The CDF is a process
As with all processes, there is a start, a middle and an end. HMRC will expect all aspects of the process to be followed. There are no shortcuts!
The start will consist of a taxpayer asking HMRC to consider offering them the CDF (not the other way around). The CDF granted automatically. Once offered, a taxpayer is then required to make an Outline Disclosure – a summary of what has happened. Just 60 calendar days is allowed for this to be done.
A more detailed account will then need to be provided in a subsequent Disclosure Report that by contrast, may take months to produce. Providing HMRC is happy that there are no other irregularities that have been withheld from the Outline Disclosure, taxpayers will then be invited to an opening meeting in which HMRC will ask yet more questions. Preparation is key – forewarned is forearmed.
There are specific “do’s and don’ts” of having such meetings, which is a subject in itself for another time.

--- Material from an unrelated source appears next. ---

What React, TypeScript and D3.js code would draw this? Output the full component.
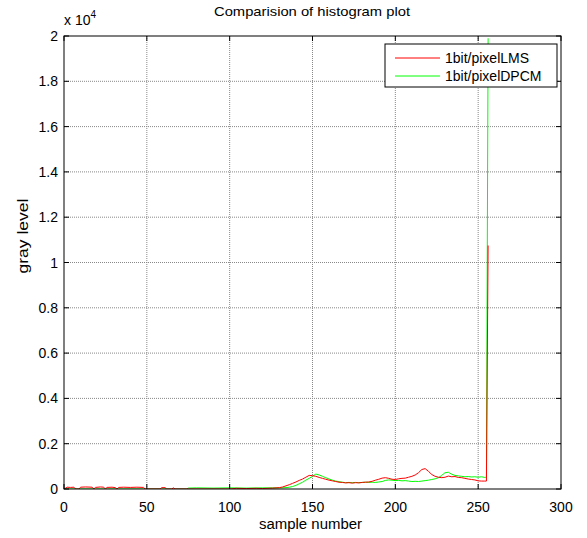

An opening meeting consists of 3 parts . Part 1 consists of all the formalities to identify the taxpayer. Part 2 goes through the Outline Disclosure line by line in order to make sure it is understood by HMRC, particularly where any estimates have been made. The next part will consist of the taxpayer recounting what took place. Part 3 is the conclusion that sets out what HMRC expects to happen, in what depth and to within what timescale. Typically HMRC will seek your client to commission a Disclosure Report to be written and submitted within 6 months.
Having submitted a Disclosure Report, what happens next?
HMRC will not just accept what they are told and will seek to test the Disclosure Report.
It is likely that HMRC will have some questions to ask that may or may not seek to amend the findings of the Disclosure Report. These questions are asked of the author of the Disclosure Report. Once all the adjustments have been identified for all taxpayers for all years, HMRC will seek an agreement of the amount of tax, interest and penalties to be charged by way of a Settlement.
The tax, interest and penalties are agreed – then what?
HMRC will seek to collect all the amounts due. Any Payments on Account made are deducted and an agreement is reached as to how and when the balance is paid. Providing the taxpayer keeps to the agreement, no further action is taken. The investigation/the process is over.
However, if the taxpayer fails to keep to the agreement, HMRC will issue multiple assessments and leave the collection to HMRC’s Debt Management Unit (and potentially the courts).